The financial services industry is increasingly defined by an aggressive focus on digitally-based business models to unlock new value. New technologies are being adopted and incorporated into the fabric of business to boost operational efficiencies, enhance client experience and minimise human error.  Technological advancements have created new opportunities for corporate partnerships to build out their digital experience. The rise of such partnerships has accelerated data-driven growth as artificial intelligence and data analytics are employed to inform decisions related to product development, distribution channel development and cost reduction. The order of the day is digitalisation for progress, all the while striving to ensure the necessary digital literacy investment and inclusion efforts to make sure that nobody is left behind.
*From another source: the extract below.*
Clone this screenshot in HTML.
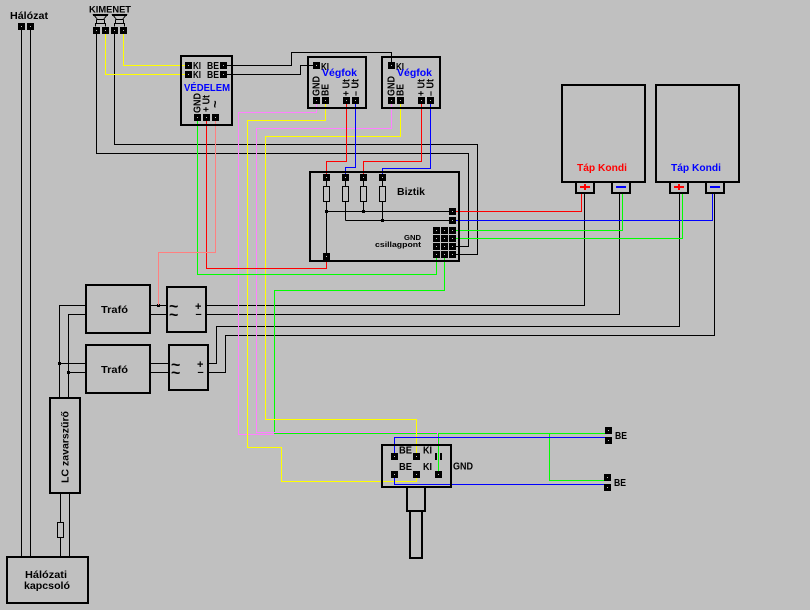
<!DOCTYPE html>
<html>
<head>
<meta charset="utf-8">
<title>Diagram</title>
<style>
html,body{margin:0;padding:0;background:#c0c0c0;width:810px;height:610px;overflow:hidden}
svg{display:block}
text{font-family:"Liberation Sans",sans-serif;font-weight:bold;fill:#000;font-size:10px}
.l{fill:none;stroke:#000;stroke-width:1}
.b{fill:none;stroke:#000;stroke-width:2}
.y{fill:none;stroke:#ffff00;stroke-width:1}
.p{fill:none;stroke:#ff80ff;stroke-width:1}
.r{fill:none;stroke:#ff0000;stroke-width:1}
.u{fill:none;stroke:#0000ff;stroke-width:1}
.g{fill:none;stroke:#00ff00;stroke-width:1}
.s{fill:none;stroke:#ff8080;stroke-width:1}
</style>
</head>
<body>
<svg width="810" height="610" viewBox="0 0 810 610" xmlns="http://www.w3.org/2000/svg" shape-rendering="crispEdges">
<defs>
<g id="t"><rect x="-3.5" y="-3.5" width="7" height="7" fill="#000"/><rect x="-.5" y="-.5" width="1" height="1" fill="#c0c0c0"/></g>
<g id="sp"><path d="M93.5 14.5H107.5L103.5 19.5H97.5Z M96.5 19.5V23.5H104.5V19.5 M95.5 26.5V23.5H105.5V26.5" fill="none" stroke="#000"/><rect x="93" y="14" width="15" height="2" fill="#000"/></g>
</defs>
<rect width="810" height="610" fill="#c0c0c0"/>

<!-- black wiring -->
<path class="l" d="M21.5 26V557M30.5 26V557"/>
<path class="l" d="M96.5 30V153.5H468.5V246.5H452"/>
<path class="l" d="M114.5 30V144.5H477.5V254.5H452"/>
<path class="l" d="M223 65.5H291.5V52.5H391.5V65"/>
<path class="l" d="M223 74.5H300.5V65.5H316"/>
<path class="l" d="M150 305.5H167M150 314.5H167M150 363.5H169M150 372.5H169"/>
<path class="l" d="M206 305.5H584.5V193M206 314.5H619.5V193"/>
<path class="l" d="M208 363.5H216.5V326.5H679.5V193"/>
<path class="l" d="M208 372.5H225.5V335.5H714.5V193"/>
<path class="l" d="M86 305.5H59.5V398M86 314.5H68.5V398M59 363.5H86M68 372.5H86"/>
<path class="l" d="M60.5 493V557M69.5 493V557"/>
<rect x="57.5" y="522.5" width="6" height="15" fill="#c0c0c0" stroke="#000"/>

<!-- inside Biztik -->
<path class="l" d="M326.5 177V256M345.5 177V220.5M363.5 177V211.5M382.5 177V220.5M326.5 211.5H452M345.5 220.5H452"/>
<rect x="323.5" y="186.5" width="6" height="15" fill="#c0c0c0" stroke="#000"/>
<rect x="342.5" y="186.5" width="6" height="15" fill="#c0c0c0" stroke="#000"/>
<rect x="360.5" y="186.5" width="6" height="15" fill="#c0c0c0" stroke="#000"/>
<rect x="379.5" y="186.5" width="6" height="15" fill="#c0c0c0" stroke="#000"/>
<rect x="325" y="210" width="3" height="3" fill="#000"/>
<rect x="362" y="210" width="3" height="3" fill="#000"/>
<rect x="381" y="219" width="3" height="3" fill="#000"/>
<rect x="58" y="362" width="3" height="3" fill="#000"/>
<rect x="67" y="371" width="3" height="3" fill="#000"/>
<rect x="157" y="304" width="3" height="3" fill="#000"/>

<!-- coloured wiring -->
<path class="y" d="M123.5 30V65.5H185M105.5 30V74.5H185"/>
<path class="g" d="M444.5 254V290.5H274.5V433.5H605M438.5 433.5V474M549.5 433.5V480.5H604"/>
<path class="p" d="M316.5 100V112.5H238.5V434.5H274"/>
<path class="y" d="M325.5 100V120.5H247.5V447.5H281.5V481.5H416.5V474"/>
<path class="p" d="M391.5 100V128.5H256.5V432.5H437.5V445"/>
<path class="y" d="M400.5 100V136.5H265.5V419.5H416.5V456"/>
<path class="r" d="M346.5 100V161.5H326.5V177"/>
<path class="u" d="M355.5 100V167.5H345.5V177"/>
<path class="r" d="M421.5 100V161.5H363.5V177"/>
<path class="u" d="M430.5 100V168.5H382.5V177"/>
<path class="g" d="M197.5 117V274.5H436.5V254"/>
<path class="r" d="M206.5 117V268.5H326.5V256"/>
<path class="s" d="M215.5 117V252.5H158.5V305"/>
<path class="u" d="M394.5 456V437.5H605M394.5 474V484.5H604"/>
<path class="r" d="M452 211.5H581.5V193"/>
<path class="u" d="M452 220.5H712.5V193"/>
<path class="g" d="M452 230.5H622.5V193M452 238.5H682.5V193"/>

<!-- boxes -->
<g class="b">
<rect x="181" y="56" width="51" height="69"/>
<rect x="308" y="57" width="58" height="51"/>
<rect x="382" y="57" width="58" height="51"/>
<rect x="310" y="172" width="149" height="89"/>
<rect x="562" y="85" width="83" height="97"/>
<rect x="656" y="85" width="83" height="97"/>
<rect x="576" y="182" width="18" height="11"/>
<rect x="612" y="182" width="18" height="11"/>
<rect x="670" y="182" width="18" height="11"/>
<rect x="706" y="182" width="18" height="11"/>
<rect x="86" y="285" width="64" height="48"/>
<rect x="86" y="345" width="64" height="48"/>
<rect x="167" y="287" width="39" height="45"/>
<rect x="169" y="345" width="39" height="45"/>
<rect x="50" y="398" width="30" height="95"/>
<rect x="7" y="557" width="81" height="46"/>
<rect x="382" y="445" width="69" height="42"/>
<rect x="407" y="487" width="18" height="24"/>
<rect x="410" y="511" width="12" height="47"/>
</g>
<rect x="580" y="186" width="10" height="2" fill="#ff0000"/><rect x="584" y="184" width="2" height="6" fill="#ff0000"/>
<rect x="616" y="186" width="10" height="2" fill="#0000ff"/>
<rect x="674" y="186" width="10" height="2" fill="#ff0000"/><rect x="678" y="184" width="2" height="6" fill="#ff0000"/>
<rect x="710" y="186" width="10" height="2" fill="#0000ff"/>
<rect x="435" y="453" width="2" height="7" fill="#000"/><rect x="440" y="453" width="2" height="7" fill="#000"/>

<!-- speakers -->
<use href="#sp"/>
<use href="#sp" x="19"/>

<!-- terminals -->
<use href="#t" x="21.5" y="26.5"/><use href="#t" x="30.5" y="26.5"/>
<use href="#t" x="96.5" y="30.5"/><use href="#t" x="105.5" y="30.5"/><use href="#t" x="114.5" y="30.5"/><use href="#t" x="123.5" y="30.5"/>
<use href="#t" x="188.5" y="65.5"/><use href="#t" x="188.5" y="74.5"/><use href="#t" x="223.5" y="65.5"/><use href="#t" x="223.5" y="74.5"/>
<use href="#t" x="197.5" y="117.5"/><use href="#t" x="206.5" y="117.5"/><use href="#t" x="215.5" y="117.5"/>
<use href="#t" x="316.5" y="65.5"/><use href="#t" x="316.5" y="100.5"/><use href="#t" x="325.5" y="100.5"/><use href="#t" x="346.5" y="100.5"/><use href="#t" x="355.5" y="100.5"/>
<use href="#t" x="391.5" y="65.5"/><use href="#t" x="391.5" y="100.5"/><use href="#t" x="400.5" y="100.5"/><use href="#t" x="421.5" y="100.5"/><use href="#t" x="430.5" y="100.5"/>
<use href="#t" x="326.5" y="177.5"/><use href="#t" x="345.5" y="177.5"/><use href="#t" x="363.5" y="177.5"/><use href="#t" x="382.5" y="177.5"/>
<use href="#t" x="326.5" y="256.5"/>
<use href="#t" x="452.5" y="211.5"/><use href="#t" x="452.5" y="220.5"/>
<use href="#t" x="436.5" y="230.5"/><use href="#t" x="444.5" y="230.5"/><use href="#t" x="452.5" y="230.5"/>
<use href="#t" x="436.5" y="238.5"/><use href="#t" x="444.5" y="238.5"/><use href="#t" x="452.5" y="238.5"/>
<use href="#t" x="436.5" y="246.5"/><use href="#t" x="444.5" y="246.5"/><use href="#t" x="452.5" y="246.5"/>
<use href="#t" x="436.5" y="254.5"/><use href="#t" x="444.5" y="254.5"/><use href="#t" x="452.5" y="254.5"/>
<use href="#t" x="394.5" y="456.5"/><use href="#t" x="416.5" y="456.5"/>
<use href="#t" x="394.5" y="474.5"/><use href="#t" x="416.5" y="474.5"/><use href="#t" x="438.5" y="474.5"/>
<use href="#t" x="608.5" y="430.5"/><use href="#t" x="608.5" y="440.5"/>
<use href="#t" x="607.5" y="477.5"/><use href="#t" x="607.5" y="487.5"/>

<!-- labels -->
<g shape-rendering="auto">
<text x="10" y="19" textLength="38" lengthAdjust="spacingAndGlyphs">Hálózat</text>
<text x="89" y="12.5" style="font-size:9px" textLength="42" lengthAdjust="spacingAndGlyphs">KIMENET</text>
<text x="193" y="69" textLength="8" lengthAdjust="spacingAndGlyphs">KI</text>
<text x="193" y="78" textLength="8" lengthAdjust="spacingAndGlyphs">KI</text>
<text x="207" y="69" textLength="12" lengthAdjust="spacingAndGlyphs">BE</text>
<text x="207" y="78" textLength="12" lengthAdjust="spacingAndGlyphs">BE</text>
<text x="184" y="91" style="fill:#0000ff" textLength="46" lengthAdjust="spacingAndGlyphs">VÉDELEM</text>
<text transform="translate(200.5,113) rotate(-90)" textLength="20" lengthAdjust="spacingAndGlyphs">GND</text>
<text transform="translate(209.5,112) rotate(-90)" textLength="17" lengthAdjust="spacingAndGlyphs">+ Ut</text>
<text transform="translate(219.5,108) rotate(-90)" style="font-size:13px">~</text>

<text x="321" y="70" textLength="8" lengthAdjust="spacingAndGlyphs">KI</text>
<text x="322" y="76" style="fill:#0000ff" textLength="35" lengthAdjust="spacingAndGlyphs">Végfok</text>
<text transform="translate(319.5,96) rotate(-90)" textLength="20" lengthAdjust="spacingAndGlyphs">GND</text>
<text transform="translate(328.5,96) rotate(-90)" textLength="12" lengthAdjust="spacingAndGlyphs">BE</text>
<text transform="translate(349.5,96) rotate(-90)" textLength="17" lengthAdjust="spacingAndGlyphs">+ Ut</text>
<text transform="translate(358.5,96) rotate(-90)" textLength="17" lengthAdjust="spacingAndGlyphs">– Ut</text>

<text x="396" y="70" textLength="8" lengthAdjust="spacingAndGlyphs">KI</text>
<text x="397" y="76" style="fill:#0000ff" textLength="35" lengthAdjust="spacingAndGlyphs">Végfok</text>
<text transform="translate(394.5,96) rotate(-90)" textLength="20" lengthAdjust="spacingAndGlyphs">GND</text>
<text transform="translate(403.5,96) rotate(-90)" textLength="12" lengthAdjust="spacingAndGlyphs">BE</text>
<text transform="translate(424.5,96) rotate(-90)" textLength="17" lengthAdjust="spacingAndGlyphs">+ Ut</text>
<text transform="translate(433.5,96) rotate(-90)" textLength="17" lengthAdjust="spacingAndGlyphs">– Ut</text>

<text x="397" y="195" textLength="28" lengthAdjust="spacingAndGlyphs">Biztik</text>
<text x="404" y="240" style="font-size:7px" textLength="17" lengthAdjust="spacingAndGlyphs">GND</text>
<text x="375" y="247" style="font-size:7.5px" textLength="46" lengthAdjust="spacingAndGlyphs">csillagpont</text>

<text x="577" y="171" style="fill:#ff0000" textLength="50" lengthAdjust="spacingAndGlyphs">Táp Kondi</text>
<text x="671" y="171" style="fill:#0000ff" textLength="50" lengthAdjust="spacingAndGlyphs">Táp Kondi</text>

<text x="101" y="313" textLength="27" lengthAdjust="spacingAndGlyphs">Trafó</text>
<text x="101" y="373" textLength="27" lengthAdjust="spacingAndGlyphs">Trafó</text>

<text x="169" y="311.5" style="font-size:16px">~</text>
<text x="169" y="320" style="font-size:16px">~</text>
<text x="195" y="310" style="font-size:11px">+</text>
<text x="195.5" y="317.5" style="font-size:11px">–</text>
<text x="171" y="370" style="font-size:16px">~</text>
<text x="171" y="378" style="font-size:16px">~</text>
<text x="197" y="368" style="font-size:11px">+</text>
<text x="197.5" y="375.5" style="font-size:11px">–</text>

<text transform="translate(68.5,483) rotate(-90)" textLength="72" lengthAdjust="spacingAndGlyphs">LC zavarszűrő</text>

<text x="25" y="578" textLength="42" lengthAdjust="spacingAndGlyphs">Hálózati</text>
<text x="24" y="589" textLength="46" lengthAdjust="spacingAndGlyphs">kapcsoló</text>

<text x="399" y="453.5" textLength="13" lengthAdjust="spacingAndGlyphs">BE</text>
<text x="423" y="453.5" textLength="9" lengthAdjust="spacingAndGlyphs">KI</text>
<text x="399" y="470" textLength="13" lengthAdjust="spacingAndGlyphs">BE</text>
<text x="423" y="470" textLength="9" lengthAdjust="spacingAndGlyphs">KI</text>
<text x="453" y="469.5" textLength="20" lengthAdjust="spacingAndGlyphs">GND</text>
<text x="615" y="439" textLength="12" lengthAdjust="spacingAndGlyphs">BE</text>
<text x="614" y="486" textLength="12" lengthAdjust="spacingAndGlyphs">BE</text>
</g>
</svg>
</body>
</html>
 The increasing competition and macroeconomic conditions can potentially result in consumers restructuring or cancelling some of the products on offer within the financial services industry. This has required companies to consider clients as more than customers but rather partners with shared objectives which create opportunities for mutually beneficial value exchanges. This is the value of the modern financial services provider: banks ought to be not just a place to put your money, insurance providers not simply those who receive and pay out claims, etc. etc. 

 As such, all client interactions may require companies to take active
and intentional steps to create relationships that will foster client delight and therefore loyalty. The development of robust partnerships allows not only for client retention but also eases the cost of acquisition by creating opportunities for up- and cross-selling. 

The use of surveys has demonstrated that only 28% of financial services respondents expect to stay with their current employer for the next five years, with only 4% of millennials expressing a desire to work in the insurance sector. Attracting and retaining talent will be of great significance in the years to come, with millennials placing a premium on flexibility and positive working. There is increasing pressure on the financial services industry to regularly review policies to align with workers’ changing needs. 

 Within the BIHL Group, innovation and agility have not only become core values in the business and indeed across our Subsidiaries but are actively lived and demonstrated on a daily basis, be it through large scale project investments or smaller in-house process and mindset shifts. Our culture is shaped and continues to be shaped around the need to always be better, do better, and create more meaningful and sustainable value not only for clients and customers, but for colleagues, communities and the nation at large. It is about leveraging our strength in numbers and all that we have and all that we can, and to transform this into truly engineering more positive futures for all, and stronger legacies for and with each other.

We have entered the digital revolution, but with it comes an equally important need for human insight and consideration, empathy and the importance of creating shared value. Trends can teach us a great deal, and certainly continue to shape the future of the industry in many ways, but how businesses adapt and onboard new innovations and demonstrate the relevant agility planning and execution is what remains core towards ensuring actual change and true progress in the most sustainable way possible.

In the “adapt or die story,” those that do not move with the times and set or shape the trends rather than simply following them, and likely to find themselves as a cautionary tale on the latter part of the phrase.